I’m not sure if there’s a fixed module maintainer but based on commit history I’d say Nuno and Andrea.
In any case, I’m willing to put some more work into it, so would like to first check it is ok for me to contribute to those modules, and whether you guys could take a look at those pr’s in the near term, just so we don’t run off a custom branch for too long.
Now a couple of questions. While digging into the code I found a couple of things I’m not completely clear on, maybe I’m missing something, so bear with me.
The most concerning issue to me is that slaves apply changes when handling catalog pre-modify events. When handling post-modify events, slaves merely force their local catalog to fire a post-modify event.
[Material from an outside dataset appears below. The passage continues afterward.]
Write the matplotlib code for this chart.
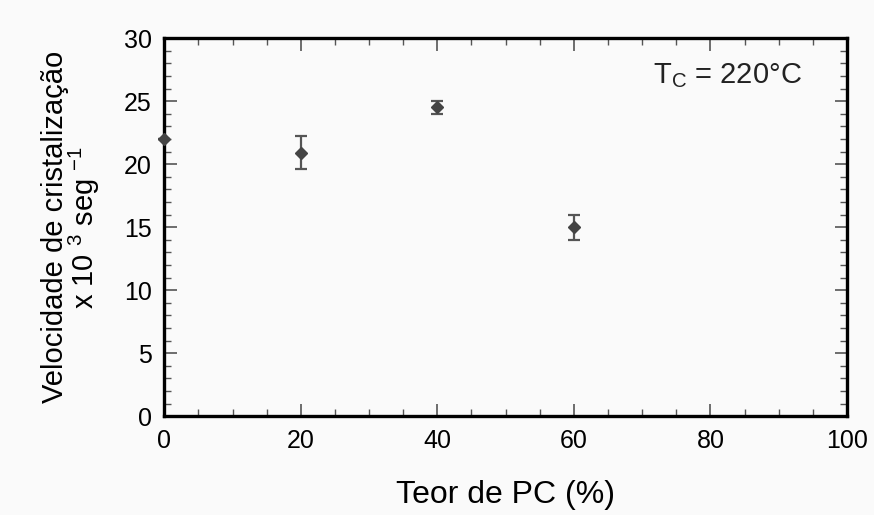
import matplotlib
matplotlib.use("Agg")
import matplotlib.pyplot as plt
from matplotlib.ticker import MultipleLocator

plt.rcParams['font.family'] = ['Liberation Sans', 'DejaVu Sans']
plt.rcParams['mathtext.fontset'] = 'custom'
plt.rcParams['mathtext.rm'] = 'Liberation Sans'

# data
teor_pc = [0, 20, 40, 60]
velocidade = [22.0, 20.9, 24.5, 15.0]
erro = [0.0, 1.3, 0.5, 1.0]

fig = plt.figure(figsize=(8.74, 5.15), dpi=100, facecolor='#fafafa')
ax = fig.add_axes([0.188, 0.192, 0.781, 0.734])
ax.set_facecolor('#fafafa')

ax.errorbar(teor_pc, velocidade, yerr=erro, fmt='D', color='#444444',
            ecolor='#555555', markersize=6, elinewidth=1.6, capsize=4,
            capthick=1.6, clip_on=False, zorder=3)

ax.set_xlim(0, 100)
ax.set_ylim(0, 30)
ax.xaxis.set_major_locator(MultipleLocator(20))
ax.xaxis.set_minor_locator(MultipleLocator(5))
ax.yaxis.set_major_locator(MultipleLocator(5))
ax.yaxis.set_minor_locator(MultipleLocator(1))

for s in ax.spines.values():
    s.set_linewidth(2.4)
    s.set_color('black')

ax.tick_params(which='both', direction='in', top=True, right=True, color='#555555')
ax.tick_params(which='major', length=9, width=1.2, labelsize=18, pad=9)
ax.tick_params(which='minor', length=5, width=1.0)

ax.set_xlabel('Teor de PC (%)', fontsize=23, labelpad=20)
ax.set_ylabel('Velocidade de cristalização\n' + r'x 10 $^{3}$ seg $^{-1}$',
              fontsize=21, labelpad=16, linespacing=0.9)

ax.text(0.934, 0.9, r'T$_{\mathrm{C}}$ = 220°C', transform=ax.transAxes,
        fontsize=21, ha='right', va='center', color='#222222')

fig.savefig('out.png', dpi=100, facecolor=fig.get_facecolor())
This seems to mean that if something fails at master between pre-modify and post-modify, slaves might end up out of sync since they’ve applied the change while handing the pre-modify event. That is to say, unless I’m missing something important, that slaves should apply the modifications when handling post-modify events and not pre-modify events, and that post-modify events on the slaves are currently being applied twice for each change, when applying the change locally at pre-modify handling (the local catalog would fire them), and again when dealing with the post-modify event (in JMSCatalogPostModifyEventHandler)?
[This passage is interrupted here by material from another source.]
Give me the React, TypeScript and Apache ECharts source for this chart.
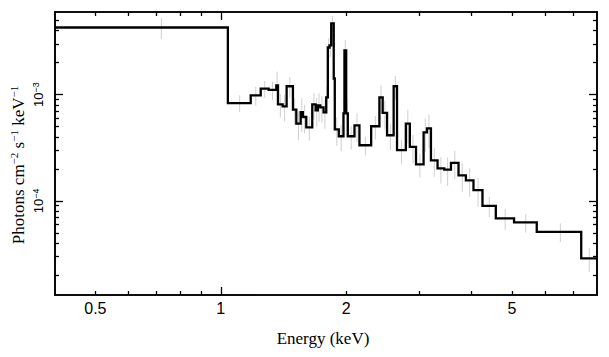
import React, { useEffect, useRef } from 'react';
import * as echarts from 'echarts';

// Bin edges (keV) of the step spectrum
const EDGES = [
  0.40, 1.04, 1.18, 1.247, 1.303, 1.359, 1.372, 1.408, 1.439, 1.490, 1.518, 1.555, 1.574, 1.604,
  1.658, 1.689, 1.710, 1.733, 1.765, 1.791, 1.807, 1.824, 1.841, 1.867, 1.878, 1.920, 1.970,
  1.981, 2.000, 2.018, 2.094, 2.152, 2.296, 2.403, 2.447, 2.507, 2.600, 2.649, 2.781, 2.843,
  2.942, 3.068, 3.126, 3.195, 3.314, 3.439, 3.569, 3.721, 3.876, 4.042, 4.248, 4.573, 5.058,
  5.734, 7.332, 8.0,
];

// Flux per bin (photons cm^-2 s^-1 keV^-1)
const FLUX = [
  4.29e-3, 8.34e-4, 9.85e-4, 1.14e-3, 1.11e-3, 1.22e-3, 8.10e-4, 7.76e-4, 1.20e-3, 7.23e-4,
  5.34e-4, 6.86e-4, 6.16e-4, 4.93e-4, 8.10e-4, 7.12e-4, 7.93e-4, 7.60e-4, 6.82e-4, 9.43e-4,
  2.78e-3, 2.91e-3, 4.68e-3, 1.42e-3, 4.72e-4, 4.06e-4, 6.67e-4, 2.61e-3, 6.67e-4, 4.06e-4,
  5.14e-4, 3.34e-4, 5.04e-4, 9.43e-4, 6.74e-4, 4.15e-4, 1.20e-3, 3.00e-4, 5.34e-4, 3.22e-4,
  2.21e-4, 4.42e-4, 4.82e-4, 2.41e-4, 2.02e-4, 1.97e-4, 2.28e-4, 1.74e-4, 1.56e-4, 1.26e-4,
  8.98e-5, 6.83e-5, 6.27e-5, 5.11e-5, 2.87e-5,
];

// Relative error per bin
const REL_ERR = [
  0.22, 0.18, 0.20, 0.18, 0.20, 0.35, 0.25, 0.28, 0.22, 0.28,
  0.30, 0.35, 0.30, 0.25, 0.28, 0.30, 0.30, 0.28, 0.30, 0.30,
  0.22, 0.22, 0.18, 0.35, 0.30, 0.28, 0.40, 0.25, 0.40, 0.25,
  0.30, 0.20, 0.25, 0.30, 0.30, 0.28, 0.25, 0.25, 0.35, 0.30,
  0.25, 0.35, 0.35, 0.30, 0.28, 0.30, 0.30, 0.30, 0.30, 0.30,
  0.22, 0.22, 0.20, 0.20, 0.25,
];

const X_TICK_LABELS = [0.5, 1, 2, 5];
const X_MINOR_TICKS = [0.5, 0.6, 0.7, 0.8, 0.9, 2, 3, 4, 5, 6, 7];
const X_MAJOR_TICKS = [1];
const Y_TICK_LABELS = [1e-4, 1e-3];
const Y_MINOR_TICKS = [
  2e-5, 3e-5, 4e-5, 5e-5, 6e-5, 7e-5, 8e-5, 9e-5,
  2e-4, 3e-4, 4e-4, 5e-4, 6e-4, 7e-4, 8e-4, 9e-4,
  2e-3, 3e-3, 4e-3, 5e-3,
];
const Y_MAJOR_TICKS = [1e-4, 1e-3];

const X_MIN = 0.4;
const X_MAX = 8;
const Y_MIN = 1.3e-5;
const Y_MAX = 6e-3;

const SANS = "'Liberation Sans', Arial, Helvetica, sans-serif";
const SERIF = "'Liberation Serif', 'Times New Roman', serif";

function makeAxis(kind: 'x' | 'y', position: string, ticks: number[], len: number, labels?: number[]) {
  const isX = kind === 'x';
  const axis: any = {
    type: 'log',
    logBase: 10,
    min: isX ? X_MIN : Y_MIN,
    max: isX ? X_MAX : Y_MAX,
    position,
    axisLine: { show: true, onZero: false, lineStyle: { color: '#000', width: 1.6 } },
    axisTick: { show: true, inside: true, length: len, customValues: ticks, lineStyle: { color: '#000', width: 1.3 } },
    splitLine: { show: false },
    minorTick: { show: false },
    axisLabel: { show: false },
  };
  if (labels) {
    if (isX) {
      axis.axisLabel = {
        show: true,
        customValues: labels,
        margin: 5,
        color: '#000',
        fontFamily: SANS,
        fontSize: 16,
        formatter: (v: number) => String(Math.round(v * 10) / 10),
      };
    } else {
      axis.axisLabel = {
        show: true,
        customValues: labels,
        rotate: 90,
        margin: 9,
        color: '#000',
        formatter: (v: number) => `{b|10}{s|\u2212${Math.abs(Math.round(Math.log10(v)))}}`,
        rich: {
          b: { fontFamily: SANS, fontSize: 13, lineHeight: 15, color: '#000' },
          s: { fontFamily: SANS, fontSize: 9, lineHeight: 9, verticalAlign: 'top', color: '#000' },
        },
      };
    }
  }
  return axis;
}

export default function App() {
  const ref = useRef<HTMLDivElement>(null);

  useEffect(() => {
    if (!ref.current) return;
    const chart = echarts.init(ref.current, undefined, { renderer: 'svg' });

    const n = FLUX.length;
    const stepData: number[][] = [];
    for (let i = 0; i < n; i++) stepData.push([EDGES[i], FLUX[i]]);
    stepData.push([EDGES[n], FLUX[n - 1]]);

    const errData = FLUX.map((v, i) => {
      const c = (EDGES[i] + EDGES[i + 1]) / 2;
      return [c, v * (1 - REL_ERR[i]), v * (1 + REL_ERR[i])];
    });

    chart.setOption({
      animation: false,
      backgroundColor: '#fff',
      grid: { left: 55, right: 12, top: 12, bottom: 62, containLabel: false },
      xAxis: [
        makeAxis('x', 'bottom', X_MINOR_TICKS, 4, X_TICK_LABELS),
        makeAxis('x', 'bottom', X_MAJOR_TICKS, 8),
        makeAxis('x', 'top', X_MINOR_TICKS, 4),
        makeAxis('x', 'top', X_MAJOR_TICKS, 8),
      ],
      yAxis: [
        makeAxis('y', 'left', Y_MINOR_TICKS, 4, Y_TICK_LABELS),
        makeAxis('y', 'left', Y_MAJOR_TICKS, 8),
        makeAxis('y', 'right', Y_MINOR_TICKS, 4),
        makeAxis('y', 'right', Y_MAJOR_TICKS, 8),
      ],
      series: [
        {
          type: 'custom',
          xAxisIndex: 0,
          yAxisIndex: 0,
          data: errData,
          encode: { x: 0, y: [1, 2] },
          clip: true,
          z: 1,
          renderItem: (params: any, api: any) => {
            const x = api.value(0);
            const p1 = api.coord([x, api.value(1)]);
            const p2 = api.coord([x, api.value(2)]);
            return {
              type: 'line',
              shape: { x1: p1[0], y1: p1[1], x2: p2[0], y2: p2[1] },
              style: { stroke: '#cfcfcf', lineWidth: 1 },
            };
          },
        },
        {
          type: 'line',
          xAxisIndex: 0,
          yAxisIndex: 0,
          data: stepData,
          step: 'end',
          showSymbol: false,
          symbol: 'none',
          clip: true,
          z: 3,
          lineStyle: { color: '#000', width: 2.3, join: 'miter', cap: 'butt' },
        },
      ],
      graphic: [
        {
          type: 'text',
          x: 323,
          y: 338,
          style: {
            text: 'Energy (keV)',
            fontFamily: SERIF,
            fontSize: 17,
            fill: '#000',
            align: 'center',
            verticalAlign: 'middle',
          },
        },
        {
          type: 'text',
          x: 18,
          y: 165,
          rotation: Math.PI / 2,
          style: {
            text: '{n|Photons cm}{s|\u22122}{n| s}{s|\u22121}{n| keV}{s|\u22121}',
            rich: {
              n: { fontFamily: SERIF, fontSize: 17, lineHeight: 20, fill: '#000' },
              s: { fontFamily: SERIF, fontSize: 11, lineHeight: 12, verticalAlign: 'top', fill: '#000' },
            },
            fill: '#000',
            align: 'center',
            verticalAlign: 'middle',
          },
        },
      ],
    });

    return () => chart.dispose();
  }, []);

  return (
    <div
      ref={ref}
      style={{ position: 'fixed', left: 0, top: 0, width: 609, height: 357, background: '#fff' }}
    />
  );
}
As for dependencies, there are 4 apache geronimo dependencies that seem unnecessary, like in, we’re not using JMS JTA transactions are we? or are those geronimo dependencies somehow needed at runtime? I can run all the tests without them but not sure whether they would be needed at run time based on some configuration aspect?
There are possibly other improvements that can be done, not as crucial, such as
- making sure the updateSequence doesn’t get out of sync between master(s) and slaves (currently slaves end up with master’s updateSequence + 1)
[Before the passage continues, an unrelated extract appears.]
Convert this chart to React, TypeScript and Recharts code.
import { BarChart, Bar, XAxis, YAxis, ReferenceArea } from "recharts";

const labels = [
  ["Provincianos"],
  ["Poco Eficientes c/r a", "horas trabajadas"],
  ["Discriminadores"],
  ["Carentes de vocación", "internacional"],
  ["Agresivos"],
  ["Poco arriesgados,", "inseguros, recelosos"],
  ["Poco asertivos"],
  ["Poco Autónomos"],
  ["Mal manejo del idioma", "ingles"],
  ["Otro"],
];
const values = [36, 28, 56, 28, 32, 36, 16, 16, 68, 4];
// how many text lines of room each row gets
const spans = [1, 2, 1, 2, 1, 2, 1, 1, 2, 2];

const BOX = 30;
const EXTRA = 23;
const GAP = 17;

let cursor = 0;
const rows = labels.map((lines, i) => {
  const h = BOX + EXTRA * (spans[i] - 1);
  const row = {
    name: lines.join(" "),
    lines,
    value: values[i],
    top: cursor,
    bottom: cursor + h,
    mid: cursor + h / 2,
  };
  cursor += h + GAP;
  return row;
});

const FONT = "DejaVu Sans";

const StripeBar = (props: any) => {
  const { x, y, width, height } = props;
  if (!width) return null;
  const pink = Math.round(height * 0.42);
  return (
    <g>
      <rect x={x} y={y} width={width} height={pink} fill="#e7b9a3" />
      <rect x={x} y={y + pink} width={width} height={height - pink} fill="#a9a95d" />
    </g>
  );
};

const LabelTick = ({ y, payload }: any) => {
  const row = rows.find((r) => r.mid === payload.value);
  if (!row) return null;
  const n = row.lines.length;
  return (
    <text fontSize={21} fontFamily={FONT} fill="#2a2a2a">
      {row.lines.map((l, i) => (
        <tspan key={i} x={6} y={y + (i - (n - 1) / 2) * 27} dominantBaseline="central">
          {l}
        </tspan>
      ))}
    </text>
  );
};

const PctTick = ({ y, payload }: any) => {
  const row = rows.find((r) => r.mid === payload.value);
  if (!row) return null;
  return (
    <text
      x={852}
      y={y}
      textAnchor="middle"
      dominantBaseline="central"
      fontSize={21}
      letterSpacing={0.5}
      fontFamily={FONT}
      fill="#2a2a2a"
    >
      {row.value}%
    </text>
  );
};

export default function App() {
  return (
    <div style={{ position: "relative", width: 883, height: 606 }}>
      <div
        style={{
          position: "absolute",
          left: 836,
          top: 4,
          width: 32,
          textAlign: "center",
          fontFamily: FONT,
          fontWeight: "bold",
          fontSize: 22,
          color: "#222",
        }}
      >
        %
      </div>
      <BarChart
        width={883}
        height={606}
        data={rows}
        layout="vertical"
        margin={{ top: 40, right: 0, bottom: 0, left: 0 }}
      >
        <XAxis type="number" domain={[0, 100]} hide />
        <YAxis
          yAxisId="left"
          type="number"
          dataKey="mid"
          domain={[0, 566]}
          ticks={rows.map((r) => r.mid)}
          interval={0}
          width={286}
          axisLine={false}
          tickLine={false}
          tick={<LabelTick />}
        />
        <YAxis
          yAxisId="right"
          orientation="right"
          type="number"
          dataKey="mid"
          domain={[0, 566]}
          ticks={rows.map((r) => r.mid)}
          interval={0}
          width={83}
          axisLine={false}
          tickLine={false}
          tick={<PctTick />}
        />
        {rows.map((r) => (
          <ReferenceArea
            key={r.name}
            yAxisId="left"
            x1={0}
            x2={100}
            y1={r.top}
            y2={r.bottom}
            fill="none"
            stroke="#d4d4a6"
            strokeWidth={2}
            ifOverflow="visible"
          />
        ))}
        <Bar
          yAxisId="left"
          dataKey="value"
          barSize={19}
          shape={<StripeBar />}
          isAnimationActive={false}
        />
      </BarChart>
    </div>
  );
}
- assess and maybe improve JMS transaction throughput, reducing the message size (e.g. events payload is the fully xstream-encoded catalog object, which in some cases is rather large, where it could be proxified like the ones saved to disk - using ids instead of fully encoded CatalogInfo relationships)
- I’m not totally certain of the implications of the following producer.disable/enable pattern under concurrency in all message handlers:
public @Override boolean synchronize(JMSGlobalModifyEvent ev) {
try {
final GeoServerInfo localObject = localizeGeoServerInfo(geoServer, ev);
producer.disable();
this.geoServer.save(localObject);
} finally {
producer.enable();
}
return true;
}
That is, “producer” is a ToggleSwitch, which toggles either master or slave behavior.
By looking at the bean wiring in applicationContext.xml, all handlers are given a ref to the server toggle (JMSToggleProducer), while the slave one (JMSToggleConsumer) is unused.
Calling producer.enable()/disable() dispatches a ToggleEvent that in turn is caught by all JMSApplicationListeners (i.e. slave message processor, and master catalog and configuration producers), to temporarily disable event dispatching.
So by looking at the above snippet, it seems to me like in a multi-master set up (e.g. nodes being both master and slave), the processing of an incoming message (handler.synchronize) would prevent the same node to broadcast events from changes being applied on that node to other nodes?
I guess that’s it for now, please let me know whether those are legit concerns or I’m missing something, I’m willing to set up test cases and fixes but wanted to check my understanding first.
Cheers,
Gabriel.
···
Gabriel Roldán